[SET EXERCISE] From the first line of the data below through the line bearing "(7.8,6) -- (7.8,502);", reproduce each line exactly; do not include pictures.
- - - - - - -
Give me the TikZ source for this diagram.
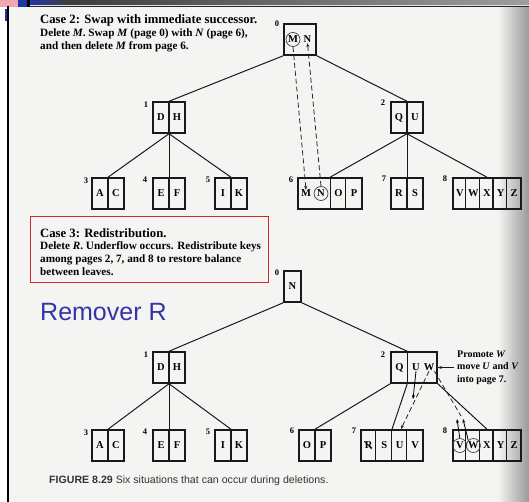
\documentclass[tikz,border=0pt]{standalone}
\usepackage{fontspec}
\setmainfont{Liberation Serif}
\newfontfamily\capsans{Liberation Sans}
\usetikzlibrary{arrows.meta,calc}
\definecolor{paper}{HTML}{F4F4F2}
\definecolor{inkred}{HTML}{D02828}
\definecolor{slideblue}{HTML}{3434A8}
\definecolor{decopink}{HTML}{F2A6AE}
\definecolor{decoblue}{HTML}{2233A8}
\begin{document}
\begin{tikzpicture}[x=1pt,y=-1pt,
  page/.style={draw=black!90, line width=1.5pt, rectangle, minimum height=31pt, inner sep=0pt},
  divider/.style={draw=black!90, line width=1.2pt},
  cellkey/.style={font=\fontsize{10.5}{11}\selectfont\bfseries, inner sep=0pt},
  pnum/.style={font=\fontsize{8.5}{9}\selectfont\bfseries, inner sep=0pt},
  circ/.style={draw=black!75, circle, line width=0.7pt, minimum size=14pt, inner sep=0pt,
               font=\fontsize{10.5}{11}\selectfont\bfseries},
  link/.style={line width=1pt, draw=black!90},
  arr/.style={-{Stealth[length=4pt,width=3pt]}},
  swapline/.style={line width=0.8pt, draw=black!85, dash pattern=on 5pt off 3pt},
  casehead/.style={font=\fontsize{12.7}{14}\selectfont\bfseries, anchor=base west, inner sep=0pt},
  casebody/.style={font=\fontsize{11.2}{13}\selectfont\bfseries, anchor=base west, inner sep=0pt},
]
\useasboundingbox (0,0) rectangle (529,502);

% ---------- page background, frame and slide decoration ----------
\fill[white] (0,0) rectangle (529,502);
\fill[paper] (8,7) rectangle (529,502);
\shade[left color=paper, right color=black!40] (498,7) rectangle (529,502);
\shade[left color=black!82, right color=black!38] (0,0) rectangle (529,4.6);
\fill[black!12] (0,4.6) rectangle (529,5.4);
\draw[black!85, line width=1.3pt] (7,6.2) -- (529,6.2);
\fill[decopink] (0,0) rectangle (18,7);
\fill[decoblue] (18,0) rectangle (27,7);
\fill[black] (27,0) rectangle (30,7);
\shade[left color=decoblue, right color=black!75] (30,0) rectangle (68,4.6);
\fill[decoblue] (4.5,9) rectangle (7,21);
\draw[black, line width=1.8pt] (7.8,6) -- (7.8,502);

% ---------- case 2 text ----------
\node[casehead] (c2a) at (40,23.5) {Case 2: Swap with immediate successor.};
\node[casebody] (c2b) at (40,36.3) {Delete \textit{M}. Swap \textit{M} (page 0) with \textit{N} (page 6),};
\node[casebody] (c2c) at (40,49.3) {and then delete \textit{M} from page 6.};

% ---------- upper tree ----------
\node[page, minimum width=32pt] (r0) at (300,39.5) {};
\node[circ] (m0) at (293,39.5) {M};
\node[cellkey] (n0k) at (307.5,39.5) {N};

\node[page, minimum width=32pt] (n1) at (169,117.5) {};
\draw[divider] (n1.north) -- (n1.south);
\node[cellkey] (d1) at (161,117.5) {D};
\node[cellkey] (h1) at (177,117.5) {H};

\node[page, minimum width=32pt] (n2) at (407,117.5) {};
\draw[divider] (n2.north) -- (n2.south);
\node[cellkey] (q2) at (399,117.5) {Q};
\node[cellkey] (u2) at (415,117.5) {U};

\node[page, minimum width=32pt] (n3) at (108,193.5) {};
\draw[divider] (n3.north) -- (n3.south);
\node[cellkey] (a3) at (100,193.5) {A};
\node[cellkey] (c3) at (116,193.5) {C};

\node[page, minimum width=32pt] (n4) at (169,193.5) {};
\draw[divider] (n4.north) -- (n4.south);
\node[cellkey] (e4) at (161,193.5) {E};
\node[cellkey] (f4) at (177,193.5) {F};

\node[page, minimum width=32pt] (n5) at (231,193.5) {};
\draw[divider] (n5.north) -- (n5.south);
\node[cellkey] (i5) at (223,193.5) {I};
\node[cellkey] (k5) at (239,193.5) {K};

\node[page, minimum width=64pt] (n6) at (330,193.5) {};
\foreach \d in {33,48}
  \draw[divider] ($(n6.north west)+(\d,0)$) -- ($(n6.south west)+(\d,0)$);
\node[cellkey] (m6) at (306,193.5) {M};
\node[circ] (n6c) at (321,193.5) {N};
\node[cellkey] (o6) at (338.5,193.5) {O};
\node[cellkey] (p6) at (354,193.5) {P};

\node[page, minimum width=32pt] (n7) at (407,193.5) {};
\draw[divider] (n7.north) -- (n7.south);
\node[cellkey] (r7) at (399,193.5) {R};
\node[cellkey] (s7) at (415,193.5) {S};

\node[page, minimum width=68pt] (n8) at (487,193.5) {};
\foreach \d in {13.6,27.2,40.8,54.4}
  \draw[divider] ($(n8.north west)+(\d,0)$) -- ($(n8.south west)+(\d,0)$);
\node[cellkey] (v8) at (459.8,193.5) {V};
\node[cellkey] (w8) at (473.4,193.5) {W};
\node[cellkey] (x8) at (487,193.5) {X};
\node[cellkey] (y8) at (500.6,193.5) {Y};
\node[cellkey] (z8) at (514.2,193.5) {Z};

% page numbers
\node[pnum] (t0) at (277,24) {0};
\node[pnum] (t1) at (146,105) {1};
\node[pnum] (t2) at (383,103) {2};
\node[pnum] (t3) at (86,181) {3};
\node[pnum] (t4) at (145,180) {4};
\node[pnum] (t5) at (208,180) {5};
\node[pnum] (t6) at (291,180) {6};
\node[pnum] (t7) at (384,179) {7};
\node[pnum] (t8) at (445,179) {8};

% tree links
\draw[link] (r0.south west) -- (n1.north);
\draw[link] (r0.south east) -- (n2.north);
\draw[link] (n1.south) -- (n3.north);
\draw[link] (n1.south) -- (n4.north);
\draw[link] (n1.south) -- (n5.north);
\draw[link] (n2.south) -- (n6.north);
\draw[link] (n2.south) -- (n7.north);
\draw[link] (n2.south) -- (n8.north);

% swap of M and N
\draw[swapline, arr] (m0.south) -- (m6.north);
\draw[swapline, arr] (n6c.north) -- (n0k.south);

% ---------- case 3 text ----------
\draw[inkred, line width=1pt] (30,217) rectangle (268,282);
\node[casehead] (c3a) at (40,237) {Case 3: Redistribution.};
\node[casebody] (c3b) at (40,249.5) {Delete \textit{R}. Underflow occurs. Redistribute keys};
\node[casebody] (c3c) at (40,262.5) {among pages 2, 7, and 8 to restore balance};
\node[casebody] (c3d) at (40,275.5) {between leaves.};

\node[anchor=base west, inner sep=0pt, font=\capsans\fontsize{25}{30}\selectfont, text=slideblue]
  (rem) at (40,320) {Remover R};

% ---------- lower tree ----------
\node[page, minimum width=17pt] (b0) at (292.5,286.5) {};
\node[cellkey] (nb0) at (292.5,286.5) {N};

\node[page, minimum width=32pt] (b1) at (169,367.5) {};
\draw[divider] (b1.north) -- (b1.south);
\node[cellkey] (db1) at (161,367.5) {D};
\node[cellkey] (hb1) at (177,367.5) {H};

\node[page, minimum width=46pt] (b2) at (414,367.5) {};
\draw[divider] ($(b2.north west)+(17,0)$) -- ($(b2.south west)+(17,0)$);
\coordinate (b2top) at ($(b2.north west)+(17,0)$);
\coordinate (b2bot) at ($(b2.south west)+(17,0)$);
\node[cellkey] (qb2) at (399.5,367.5) {Q};
\node[cellkey] (ub2) at (416,367.5) {U};
\node[cellkey] (wb2) at (429,367.5) {W};

\node[page, minimum width=32pt] (b3) at (108,445.5) {};
\draw[divider] (b3.north) -- (b3.south);
\node[cellkey] (ab3) at (100,445.5) {A};
\node[cellkey] (cb3) at (116,445.5) {C};

\node[page, minimum width=32pt] (b4) at (169,445.5) {};
\draw[divider] (b4.north) -- (b4.south);
\node[cellkey] (eb4) at (161,445.5) {E};
\node[cellkey] (fb4) at (177,445.5) {F};

\node[page, minimum width=32pt] (b5) at (231,445.5) {};
\draw[divider] (b5.north) -- (b5.south);
\node[cellkey] (ib5) at (223,445.5) {I};
\node[cellkey] (kb5) at (239,445.5) {K};

\node[page, minimum width=32pt] (b6) at (315,445.5) {};
\draw[divider] (b6.north) -- (b6.south);
\node[cellkey] (ob6) at (307,445.5) {O};
\node[cellkey] (pb6) at (323,445.5) {P};

\node[page, minimum width=62pt] (b7) at (392,445.5) {};
\foreach \d in {15.5,31,46.5}
  \draw[divider] ($(b7.north west)+(\d,0)$) -- ($(b7.south west)+(\d,0)$);
\node[cellkey] (rb7) at (368.75,445.5) {R};
\node[cellkey] (sb7) at (384.25,445.5) {S};
\node[cellkey] (ub7) at (399.75,445.5) {U};
\node[cellkey] (vb7) at (415.25,445.5) {V};
\draw[line width=0.6pt] ($(rb7.north west)+(-0.5,-0.5)$) -- ($(rb7.south east)+(-1,0)$);

\node[page, minimum width=68pt] (b8) at (487,445.5) {};
\foreach \d in {13.6,27.2,40.8,54.4}
  \draw[divider] ($(b8.north west)+(\d,0)$) -- ($(b8.south west)+(\d,0)$);
\node[circ] (vb8) at (459.8,445.5) {V};
\node[circ] (wb8) at (473.4,445.5) {W};
\node[cellkey] (xb8) at (487,445.5) {X};
\node[cellkey] (yb8) at (500.6,445.5) {Y};
\node[cellkey] (zb8) at (514.2,445.5) {Z};

% page numbers
\node[pnum] (s0) at (277,273) {0};
\node[pnum] (s1) at (146,355) {1};
\node[pnum] (s2) at (383,355) {2};
\node[pnum] (s3) at (86,433) {3};
\node[pnum] (s4) at (145,432) {4};
\node[pnum] (s5) at (208,432) {5};
\node[pnum] (s6) at (292,431) {6};
\node[pnum] (s7) at (354,431) {7};
\node[pnum] (s8) at (445,431) {8};

% tree links
\draw[link] (b0.south west) -- (b1.north);
\draw[link] (b0.south east) -- (b2top);
\draw[link] (b1.south) -- (b3.north);
\draw[link] (b1.south) -- (b4.north);
\draw[link] (b1.south) -- (b5.north);
\draw[link] (b2.south west) -- (b6.north);
\draw[link] (b2bot) -- (b7.north);
\draw[link] (b2.south east) -- (b8.north);

% redistribution moves
\coordinate (udown) at (413,399);
\coordinate (uin) at (401,429);
\coordinate (wmeet) at (461,416);
\coordinate (vup) at (457,419);
\coordinate (wup) at (463,419);
\draw[line width=0.8pt, arr] (ub2.south) -- (udown);
\draw[swapline, arr] (wb2.south) -- (uin);
\draw[swapline] (wb2.south east) -- (wmeet);
\draw[line width=0.8pt, arr] (vb8.north) -- (vup);
\draw[line width=0.8pt, arr] (wb8.north west) -- (wup);

% note on the right
\node[anchor=west, align=left, inner sep=0pt, font=\fontsize{10}{12.5}\selectfont\bfseries]
  (promo) at (457,367.5) {Promote \textit{W}\\move \textit{U} and \textit{V}\\into page 7.};
\coordinate (pm) at (454,367.5);
\draw[link, arr] (pm) -- (b2.east);

% ---------- caption ----------
\node[anchor=base west, inner sep=0pt, font=\capsans\fontsize{10.6}{12}\selectfont, text=black!80]
  (cap) at (49,483) {\textbf{FIGURE 8.29} Six situations that can occur during deletions.};

\end{tikzpicture}
\end{document}
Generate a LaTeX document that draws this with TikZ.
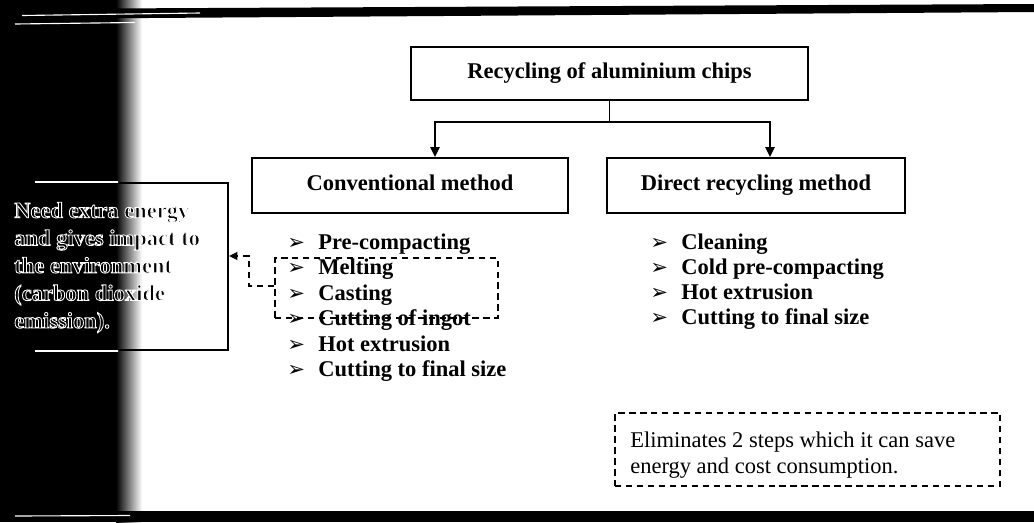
- - - - - - -
[TASK SOLUTION]
Give me the TikZ source for this diagram.
\documentclass[tikz,border=0pt]{standalone}
\usepackage{fontspec}
\setmainfont{Liberation Serif}
\newfontfamily\capsans{Liberation Sans}
\usetikzlibrary{arrows.meta,calc}
\definecolor{paper}{HTML}{F4F4F2}
\definecolor{inkred}{HTML}{D02828}
\definecolor{slideblue}{HTML}{3434A8}
\definecolor{decopink}{HTML}{F2A6AE}
\definecolor{decoblue}{HTML}{2233A8}
\begin{document}
\begin{tikzpicture}[x=1pt,y=-1pt,
  page/.style={draw=black!90, line width=1.5pt, rectangle, minimum height=31pt, inner sep=0pt},
  divider/.style={draw=black!90, line width=1.2pt},
  cellkey/.style={font=\fontsize{10.5}{11}\selectfont\bfseries, inner sep=0pt},
  pnum/.style={font=\fontsize{8.5}{9}\selectfont\bfseries, inner sep=0pt},
  circ/.style={draw=black!75, circle, line width=0.7pt, minimum size=14pt, inner sep=0pt,
               font=\fontsize{10.5}{11}\selectfont\bfseries},
  link/.style={line width=1pt, draw=black!90},
  arr/.style={-{Stealth[length=4pt,width=3pt]}},
  swapline/.style={line width=0.8pt, draw=black!85, dash pattern=on 5pt off 3pt},
  casehead/.style={font=\fontsize{12.7}{14}\selectfont\bfseries, anchor=base west, inner sep=0pt},
  casebody/.style={font=\fontsize{11.2}{13}\selectfont\bfseries, anchor=base west, inner sep=0pt},
]
\useasboundingbox (0,0) rectangle (529,502);

% ---------- page background, frame and slide decoration ----------
\fill[white] (0,0) rectangle (529,502);
\fill[paper] (8,7) rectangle (529,502);
\shade[left color=paper, right color=black!40] (498,7) rectangle (529,502);
\shade[left color=black!82, right color=black!38] (0,0) rectangle (529,4.6);
\fill[black!12] (0,4.6) rectangle (529,5.4);
\draw[black!85, line width=1.3pt] (7,6.2) -- (529,6.2);
\fill[decopink] (0,0) rectangle (18,7);
\fill[decoblue] (18,0) rectangle (27,7);
\fill[black] (27,0) rectangle (30,7);
\shade[left color=decoblue, right color=black!75] (30,0) rectangle (68,4.6);
\fill[decoblue] (4.5,9) rectangle (7,21);
\draw[black, line width=1.8pt] (7.8,6) -- (7.8,502);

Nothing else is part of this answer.